Industry researcher IDC has sharply revised down its outlook for the global smartphone market, warning that a severe shortage of memory/storage chips will shrink shipments to roughly 1.1 billion units in 2026, versus about 1.26 billion last year. The firm projects a year‑on‑year decline of around 13%, a fall large enough to mark one of the most dramatic corrections the industry has seen in a single year.
The shortfall IDC cites is not a demand problem but a supply disruption in key memory components — principally DRAM and NAND flash — that underpin modern smartphones. Elevated wafer and module pricing, constrained production capacity and an industry scramble for inventory have combined to create a bottleneck; handset makers are confronting higher component bills and uncertain supply windows just as they plan new product cycles.
The squeeze changes the economics of the handset business. Large OEMs with deep purchasing power and long contracts are best positioned to secure scarce inventory, while smaller brands and regional players face the twin risks of delayed launches and margin erosion. Some manufacturers are already considering price increases to absorb higher memory costs, a move that would further depress demand in price‑sensitive markets.

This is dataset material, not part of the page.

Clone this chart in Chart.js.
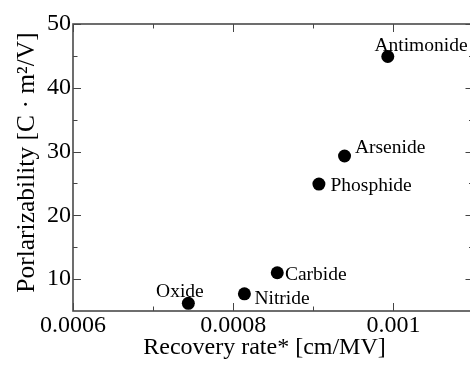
<!DOCTYPE html>
<html>
<head>
<meta charset="utf-8">
<script src="https://cdn.jsdelivr.net/npm/chart.js@4/dist/chart.umd.min.js"></script>
<style>
html,body{margin:0;padding:0;background:#fff;overflow:hidden;width:470px;height:367px;}
canvas{display:block;}
#fp{font-family:"Liberation Serif";position:absolute;left:-1000px;top:0;font-size:24px;}
</style>
</head>
<body>
<span id="fp">Recovery 0.0006</span>
<canvas id="c" width="480" height="367" style="width:480px;height:367px"></canvas>
<script>
// ---- data ----
const compounds = ['Oxide', 'Nitride', 'Carbide', 'Phosphide', 'Arsenide', 'Antimonide'];
const recoveryRate = [0.000744, 0.000814, 0.000855, 0.000907, 0.000939, 0.000993];
const polarizability = [6.2, 7.7, 11.0, 24.9, 29.3, 44.9];
const xTickValues = [0.0006, 0.0008, 0.001];
const xTickLabels = ['0.0006', '0.0008', '0.001'];
const xMinorValues = [0.0007, 0.0009, 0.0011];
const yTickValues = [10, 20, 30, 40, 50];
const yTickLabels = ['10', '20', '30', '40', '50'];
const yMinorValues = [15, 25, 35, 45];
const xTitle = 'Recovery rate* [cm/MV]';
const yTitle = 'Porlarizability [C \u00b7 m\u00b2/V]';

// ---- styling / layout (not data) ----
const FONT = '"Liberation Serif", serif';
const labelOffsets = [[-32.3, -6], [10, 10], [7.7, 7.3], [11.6, 7], [10.4, -2.7], [-13.4, -5.7]];

const points = recoveryRate.map((x, i) => ({x: x, y: polarizability[i]}));

const framePlugin = {
  id: 'frame',
  beforeDatasetsDraw(chart) {
    const ctx = chart.ctx;
    const meta = chart.getDatasetMeta(0);
    ctx.save();
    ctx.font = '19.5px ' + FONT;
    ctx.fillStyle = '#000';
    ctx.textAlign = 'left';
    ctx.textBaseline = 'alphabetic';
    meta.data.forEach((el, i) => {
      const o = labelOffsets[i];
      ctx.fillText(compounds[i], el.x + o[0], el.y + o[1]);
    });
    ctx.restore();
  },
  afterDraw(chart) {
    const ctx = chart.ctx;
    const a = chart.chartArea;
    const xs = chart.scales.x, ys = chart.scales.y;
    ctx.save();
    ctx.strokeStyle = '#444';
    ctx.lineWidth = 1;
    const tick = (x1, y1, x2, y2) => { ctx.beginPath(); ctx.moveTo(x1, y1); ctx.lineTo(x2, y2); ctx.stroke(); };
    xTickValues.forEach(v => { const p = Math.round(xs.getPixelForValue(v)) + 0.5; tick(p, a.bottom, p, a.bottom - 8); tick(p, a.top, p, a.top + 8); });
    xMinorValues.forEach(v => { const p = Math.round(xs.getPixelForValue(v)) + 0.5; tick(p, a.bottom, p, a.bottom - 4.5); tick(p, a.top, p, a.top + 4.5); });
    yTickValues.forEach(v => { const p = Math.round(ys.getPixelForValue(v)) + 0.5; tick(a.left, p, a.left + 8, p); tick(a.right, p, a.right - 8, p); });
    yMinorValues.forEach(v => { const p = Math.round(ys.getPixelForValue(v)) + 0.5; tick(a.left, p, a.left + 4.5, p); tick(a.right, p, a.right - 4.5, p); });
    ctx.strokeStyle = '#4a4a4a';
    ctx.lineWidth = 1.6;
    ctx.strokeRect(a.left, a.top, a.right - a.left, a.bottom - a.top);
    // axis titles
    ctx.fillStyle = '#000';
    ctx.font = '24px ' + FONT;
    ctx.textAlign = 'center';
    ctx.textBaseline = 'alphabetic';
    ctx.fillText(xTitle, 264.5, 354);
    ctx.font = '25.5px ' + FONT;
    ctx.translate(33.5, 162.5);
    ctx.rotate(-Math.PI / 2);
    ctx.fillText(yTitle, 0, 0);
    ctx.restore();
  }
};

function draw() {
  new Chart(document.getElementById('c'), {
    type: 'scatter',
    data: {
      datasets: [{
        data: points,
        backgroundColor: '#000',
        borderColor: '#000',
        borderWidth: 0,
        pointRadius: 6.5,
        pointHoverRadius: 6.5
      }]
    },
    options: {
      responsive: false,
      animation: false,
      devicePixelRatio: 1,
      layout: {padding: {top: 24, right: 2, left: 0, bottom: 0}},
      plugins: {legend: {display: false}, tooltip: {enabled: false}},
      scales: {
        x: {
          type: 'linear', min: 0.0006, max: 0.0011,
          grid: {display: false, drawTicks: false}, border: {display: false},
          afterBuildTicks: s => { s.ticks = xTickValues.map(v => ({value: v})); },
          afterFit: s => { s.height = 56; },
          ticks: {
            padding: 0, maxRotation: 0, autoSkip: false,
            color: '#000', font: {family: FONT, size: 24},
            callback: (v) => { const i = xTickValues.findIndex(t => Math.abs(t - v) < 1e-9); return i >= 0 ? xTickLabels[i] : ''; }
          }
        },
        y: {
          type: 'linear', min: 5, max: 50,
          grid: {display: false, drawTicks: false}, border: {display: false},
          afterBuildTicks: s => { s.ticks = yTickValues.map(v => ({value: v})); },
          afterFit: s => { s.width = 73; },
          ticks: {
            padding: 2, autoSkip: false,
            color: '#000', font: {family: FONT, size: 24},
            callback: (v) => { const i = yTickValues.indexOf(v); return i >= 0 ? yTickLabels[i] : ''; }
          }
        }
      }
    },
    plugins: [framePlugin]
  });
}

if (document.fonts && document.fonts.load) {
  Promise.all([
    document.fonts.load('24px "Liberation Serif"'),
    document.fonts.load('19.5px "Liberation Serif"')
  ]).then(draw, draw);
} else {
  draw();
}
</script>
</body>
</html>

Beyond the immediate handset arena, the shortage reflects wider semiconductor market pressures. Accelerating demand for memory from cloud and AI infrastructure, persistent capacity constraints at legacy nodes, and recent shifts in industry sourcing policies have all redirected investment and production away from the consumer segment. Chipmakers that control fabs and memory production — notably Samsung, SK Hynix and Micron — are therefore in a position to extract price concessions and reallocate supply at will.
For consumers, the most immediate effect will be later releases, slimmer promotional inventories and the prospect of higher prices for flagship and mid‑range phones. Carrier upgrade cycles and replacement rates — already stretched in many mature markets — could lengthen further if manufacturers pass on cost increases or delay launches. The result would be a demand shock that magnifies the supply‑side contraction identified by IDC.
The market outlook for 2027 will hinge on how quickly memory capacity expands and on chipmakers’ commercial decisions. Building new memory fabs or expanding existing lines is capital‑intensive and measured in years, not quarters. If commodity memory prices remain elevated through this year, phone makers may consolidate models, prioritise premium devices with higher margins, and accelerate vertical integration or stockpiling strategies to insulate themselves from future disruptions.
Policymakers and investors should note the geopolitical overlay. Export controls, trade frictions and supplier realignments are already reshaping where and how memory capacity is allocated globally. National strategies to shore up domestic semiconductor capabilities could mitigate future shortages, but they will not relieve immediate pressures facing handset makers and consumers.
In short, IDC’s revision is a warning that the smartphone industry — long treated as a bellwether of consumer tech — faces a supply‑driven contraction that could reshape product cycles, margins and competitive dynamics into 2027 and beyond.